= Clydno Eidyn =

6th-century ruler of Eidyn

Clydno Eidyn was a ruler of Eidyn, the district around modern Edinburgh, in the 6th century. Eidyn was a district of the Gododdin kingdom in the Hen Ogledd, or "Old North", the Brittonic-speaking parts of Northern England and southern Scotland in the Early Middle Ages. Clydno became a figure in Welsh tradition.

==History==

The Harleian genealogies give Clydno's pedigree. He is said to be the son of a certain Cinbelim or Cynfelyn, the son of Dumnagual Hen, an early ruler of Alt Clut (later known as Strathclyde). The later genealogy Bonedd Gwŷr y Gogledd gives an altered version of this genealogy; here Cynfelyn is Clydno's grandfather, and the family is attached to the line of the ancestor figure Coel Hen.

An attack by Clydno and several other northern rulers on Gwynedd in North Wales is recounted in the Gwynedd version of the Welsh laws preserved in the Book of Chirk. According to the story, after Elidir Mwynfawr, a prince of the North, had been slain in Gwynedd, Clydno joined with Rhydderch Hael and two other kings called Nudd Hael and Mordaf Hael to avenge him. They proceeded to raid and burn Arfon until Rhun ap Maelgwn and the armies of Gwynedd forced them out.
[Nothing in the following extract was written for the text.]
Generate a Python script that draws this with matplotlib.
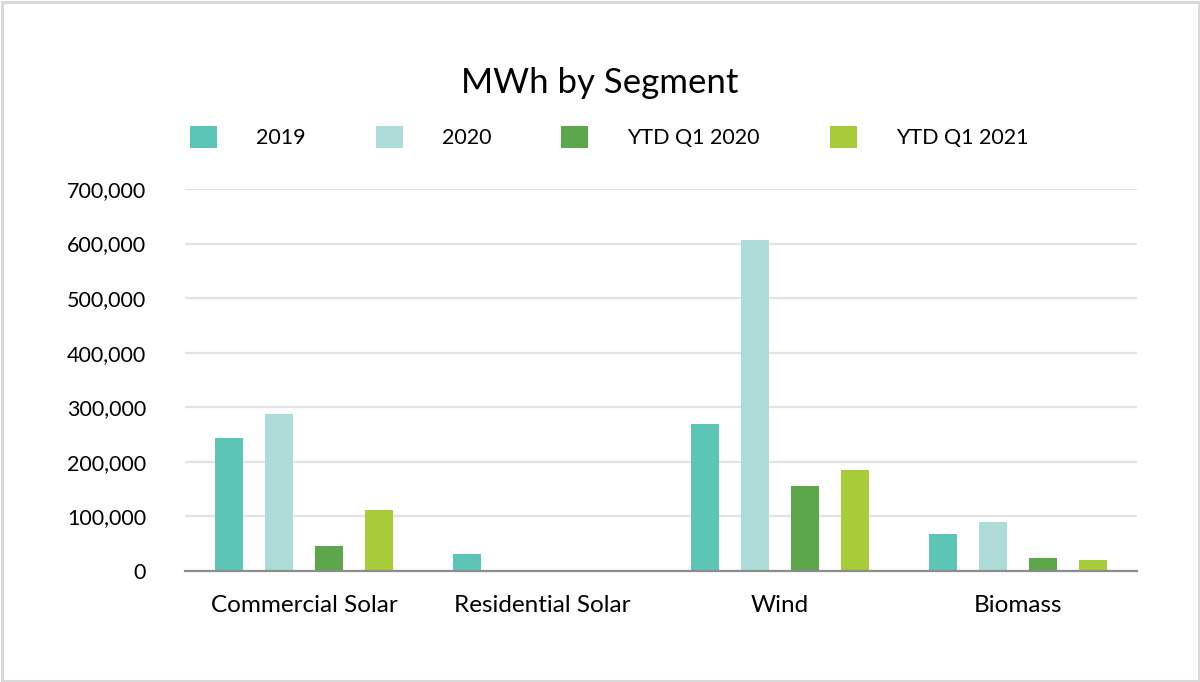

Clydno's name also appears in lists of the Thirteen Treasures of the Island of Britain. According to these lists, Clydno possessed a magical halter, the Cebystr Clydno Eiddin. The explanatory note attached to later versions of the lists explain the halter's property: when he affixed it to a staple at the foot of his bed, he would find whatever horse he wished in it.

Clydno's son Cynon was also a figure of Welsh tradition. The poem Y Gododdin names him as one of the Britons who fought against the Angles at the disastrous Battle of Catraeth; at one point the poem identifies him as the only survivor. Later works mention Cynon's great love for Morvydd, daughter of Urien Rheged, and he appears in the prose tale Owain, or the Lady of the Fountain, taking the role given to Calogrenant in other versions of the story.